About 2 years ago, an ex-boyriend that I never thought I'd have a nice thing to say to or about ever again, made the effort to reach out to me when he learned of my brother's passing. We have spent a fair amount of time since then, chatting, instant-messaging., and yes, we've even seen each other several times. No, this is not a reconiliation, nor do I want it to be, but the hurt and anger and resentment are gone. He sends me text messages, little things from my past that make me laugh out loud when I'm cruising the grocery aisles for pudding pops. Just loud enough to make the woman in the same aisle hustle her sticky-looking children away. (A win-win situation in my book). It's nice. It might even be better than nice, but for now, nice is all I've got.

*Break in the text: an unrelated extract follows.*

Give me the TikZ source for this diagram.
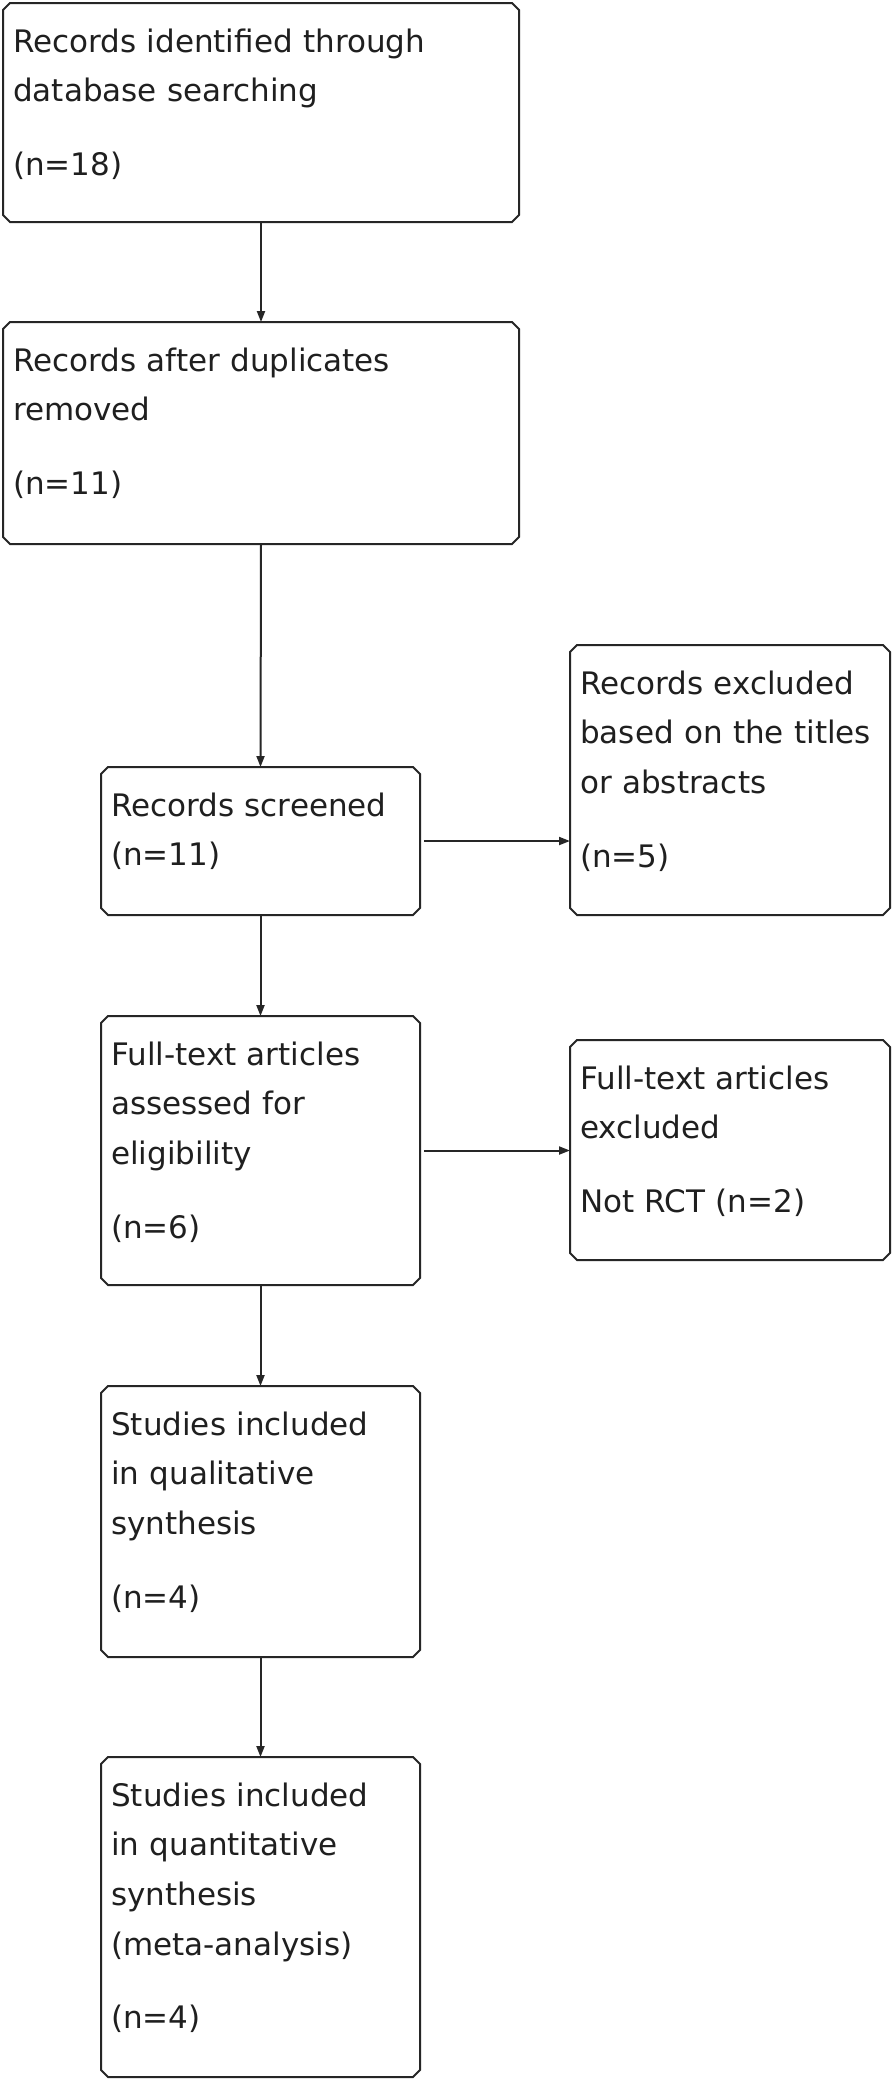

This might seem like nothing to the average reader. However, in my history., this is huge. I am one of those women that just isn't able to forgive those who were reckless with her heart. I don't plan their untimely demise, I just don't fully let go of the hurt. I am blessed or cursed (depending on my mood) with an almost photographic memory., so even when I want to, I'm never fully able to forget hurtful things that were said, no matter how insignificant.. like the equal packets, the infuriating equal packets. After your equal packet tantrum -- did you ever figure out I was intentionally leaving them in weird places? places you couldn't help but see them?, just to annoy you, and point out how stupid the whole thing was. Letting go is huge, and I feel like maybe I owe you a bit of gratitude.
I've jokingly said many times that I would learn forgiveness in my next life. Thanks to you E., looks like I'm getting a head start.